Driving through rural Alabama to a funeral recently, I saw a rare and really cool sight. A cropduster was plunging down toward a cotton field, spraying it with what I can only guess was some sort of herbicide. The deft pilot would swoop down just above the power lines, buzz the field and spray the crops, and then lift high into the air to avoid the tree line at the other end of the field.
It got me to thinking. That’s what psychiatrists must feel like. They don’t fly planes to treat their patients, but they must play a precarious game with the fragile mental health of patients like me who suffer from depression. It takes just the right balance and adjustments to keep our medications right.
Drug commercials tell us that it often takes four to six weeks before an antidepressant is fully effective. That can be brutal for those suffering from depression. Sometimes, symptoms even get worse before they get better.
As an impatient patient, it can be frustrating. My current doctor—a really good one—has told me repeatedly that it actually takes a lot longer than four or six weeks to get the full payoff from an antidepressant. More like six months.
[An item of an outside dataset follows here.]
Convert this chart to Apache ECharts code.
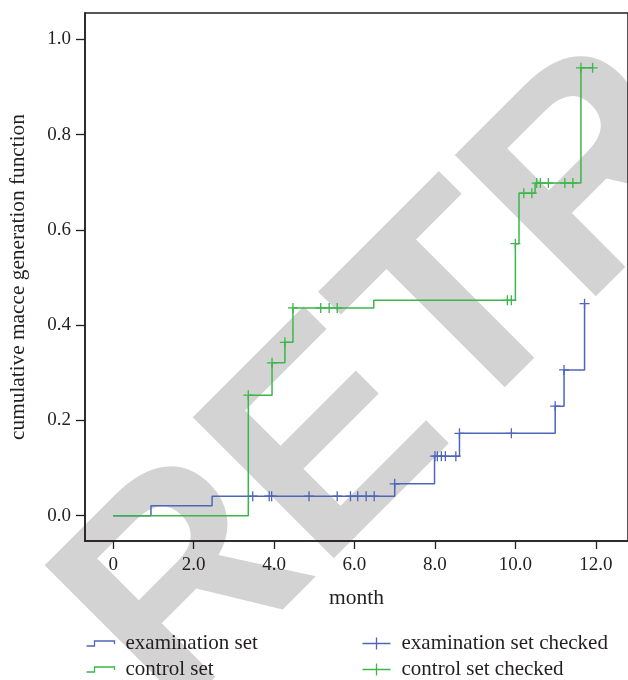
<!DOCTYPE html>
<html>
<head>
<meta charset="utf-8">
<script src="https://cdn.jsdelivr.net/npm/echarts@6/dist/echarts.min.js"></script>
<style>
html, body { margin: 0; padding: 0; background: #fff; }
#main { width: 628px; height: 680px; }
</style>
</head>
<body>
<div id="main"></div>
<script>
// examination set: step times (month) and cumulative value after each step
var examTimes = [0, 0.94, 2.46, 7.0, 7.99, 8.61, 10.99, 11.21, 11.72];
var examRisk = [0, 0.021, 0.041, 0.067, 0.125, 0.173, 0.230, 0.306, 0.445];
// examination set censored marks
var examCheckTimes = [3.47, 3.88, 3.94, 4.87, 5.57, 5.90, 6.08, 6.29, 6.49, 7.0, 8.0, 8.06, 8.16, 8.26, 8.52, 8.61, 9.90, 10.99, 11.21, 11.72];
var examCheckRisk = [0.041, 0.041, 0.041, 0.041, 0.041, 0.041, 0.041, 0.041, 0.041, 0.067, 0.125, 0.125, 0.125, 0.125, 0.125, 0.173, 0.173, 0.230, 0.306, 0.445];

// control set
var ctrlTimes = [0, 3.36, 3.95, 4.27, 4.47, 6.48, 10.0, 10.09, 10.49, 11.63, 11.92];
var ctrlRisk = [0, 0.253, 0.321, 0.364, 0.436, 0.452, 0.571, 0.677, 0.698, 0.940, 0.940];
var ctrlCheckTimes = [3.36, 3.95, 4.27, 4.47, 5.16, 5.37, 5.57, 9.80, 9.90, 10.0, 10.21, 10.41, 10.53, 10.62, 10.82, 11.23, 11.43, 11.63, 11.92];
var ctrlCheckRisk = [0.253, 0.321, 0.364, 0.436, 0.436, 0.436, 0.436, 0.452, 0.452, 0.571, 0.677, 0.677, 0.698, 0.698, 0.698, 0.698, 0.698, 0.940, 0.940];

var xTicks = [0, 2, 4, 6, 8, 10, 12];
var yTicks = [0, 0.2, 0.4, 0.6, 0.8, 1.0];

var blue = '#4d66b8';
var green = '#3cb64a';
var ink = '#231f20';
var serif = '"Liberation Serif", "DejaVu Serif", serif';
var cross = 'path://M0,5L10,5M5,0L5,10';
var stepIcon = 'path://M0,5L8,5L8,0L28,0L28,3';
var crossIcon = 'path://M0,6L28,6M14,0L14,12';

function pairs(xs, ys) {
	var out = [];
	for (var i = 0; i < xs.length; i++) {
		out.push([xs[i], ys[i]]);
	}
	return out;
}

var myChart = echarts.init(document.getElementById('main'));
var option = {
	animation: false,
	backgroundColor: '#fff',
	// the grey watermark behind the plot
	graphic: [{
		type: 'text',
		silent: true,
		z: -10,
		x: 218,
		y: 766,
		rotation: Math.PI / 4,
		style: {
			text: 'RETRACTED',
			font: 'bold 290px "Liberation Sans", Arial, sans-serif',
			fill: '#d3d3d3',
			textAlign: 'left',
			textVerticalAlign: 'bottom'
		}
	}],
	grid: {
		left: 85,
		top: 13,
		right: -10,
		bottom: 139,
		show: true,
		borderColor: ink,
		borderWidth: 1.5
	},
	legend: [{
		left: 84,
		top: 633,
		padding: 0,
		orient: 'vertical',
		itemGap: 5,
		itemWidth: 28,
		itemHeight: 6,
		textStyle: { fontFamily: serif, fontSize: 21, color: ink, padding: [0, 0, 0, 6] },
		data: [
			{ name: 'examination set', icon: stepIcon, itemStyle: { color: 'none', borderColor: blue, borderWidth: 1.3 } },
			{ name: 'control set', icon: stepIcon, itemStyle: { color: 'none', borderColor: green, borderWidth: 1.3 } }
		]
	}, {
		left: 360,
		top: 633,
		padding: 0,
		orient: 'vertical',
		itemGap: 5,
		itemWidth: 28,
		itemHeight: 12,
		textStyle: { fontFamily: serif, fontSize: 21, color: ink, padding: [0, 0, 0, 6] },
		data: [
			{ name: 'examination set checked', icon: crossIcon, itemStyle: { color: 'none', borderColor: blue, borderWidth: 1.3 } },
			{ name: 'control set checked', icon: crossIcon, itemStyle: { color: 'none', borderColor: green, borderWidth: 1.3 } }
		]
	}],
	xAxis: {
		type: 'value',
		min: -0.70,
		max: 12.80,
		name: 'month',
		nameLocation: 'middle',
		nameGap: 46,
		nameTextStyle: { fontFamily: serif, fontSize: 21.5, color: ink },
		axisLine: { onZero: false, lineStyle: { color: ink, width: 1.5 } },
		axisTick: { length: 8, lineStyle: { color: ink, width: 1.3 }, customValues: xTicks },
		axisLabel: {
			margin: 15,
			fontFamily: serif,
			fontSize: 19,
			color: ink,
			customValues: xTicks,
			formatter: function (v) { return v === 0 ? '0' : v.toFixed(1); }
		},
		splitLine: { show: false }
	},
	yAxis: {
		type: 'value',
		min: -0.053,
		max: 1.055,
		name: 'cumulative macce generation function',
		nameLocation: 'middle',
		nameGap: 56,
		nameTextStyle: { fontFamily: serif, fontSize: 21.3, color: ink },
		axisLine: { show: true, onZero: false, lineStyle: { color: ink, width: 1.5 } },
		axisTick: { show: true, length: 9, lineStyle: { color: ink, width: 1.3 }, customValues: yTicks },
		axisLabel: {
			margin: 14,
			fontFamily: serif,
			fontSize: 19,
			color: ink,
			customValues: yTicks,
			formatter: function (v) { return v.toFixed(1); }
		},
		splitLine: { show: false }
	},
	series: [{
		name: 'examination set',
		type: 'line',
		step: 'end',
		showSymbol: false,
		z: 2,
		itemStyle: { color: blue },
		lineStyle: { color: blue, width: 1.5 },
		data: pairs(examTimes, examRisk)
	}, {
		name: 'control set',
		type: 'line',
		step: 'end',
		showSymbol: false,
		z: 3,
		itemStyle: { color: green },
		lineStyle: { color: green, width: 1.5 },
		data: pairs(ctrlTimes, ctrlRisk)
	}, {
		name: 'examination set checked',
		type: 'scatter',
		symbol: cross,
		symbolSize: 10,
		z: 4,
		itemStyle: { color: 'none', borderColor: blue, borderWidth: 1.3, opacity: 1 },
		data: pairs(examCheckTimes, examCheckRisk)
	}, {
		name: 'control set checked',
		type: 'scatter',
		symbol: cross,
		symbolSize: 10,
		z: 5,
		itemStyle: { color: 'none', borderColor: green, borderWidth: 1.3, opacity: 1 },
		data: pairs(ctrlCheckTimes, ctrlCheckRisk)
	}]
};
myChart.setOption(option);
</script>
</body>
</html>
He says there is research to prove it.
It’s been a little less than six months since he put me on a combination of Cymbalta and Abilify, a really expensive, but in my case effective, add-on drug. The new drugs actually started helping a severe bout with depression fairly quickly. But on my last visit to the doctor, I expressed frustration that I was still suffering from depressive symptoms. The doc gave me an analogy I could understand. When a baseball player has to have shoulder surgery, getting to 80 percent healthy happens pretty quickly. It’s that last 20 percent that takes the most time.
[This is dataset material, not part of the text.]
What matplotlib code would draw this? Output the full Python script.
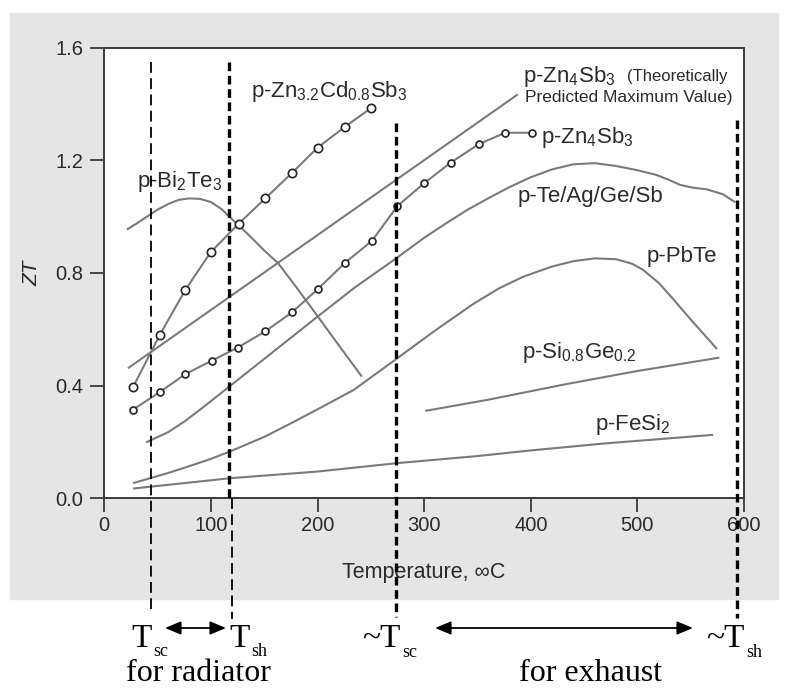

And that’s about where I feel right now. About 80 percent.
When Your Antidepressant No Longer Works
Another thing I’ve learned through treatment and reading is that, over time, a particular drug may lose its effectiveness. They call it serotonin “poop out.” In other words, a drug can lose its effectiveness over time. That’s why depressed patients so often change drugs.
My advice? If you have been on one drug for years and you still feel depressed or your depression worsens, talk to your doctor about whether a change in antidepressant medication might be right for you. You don’t want to poop out when you’re already fighting a tough battle.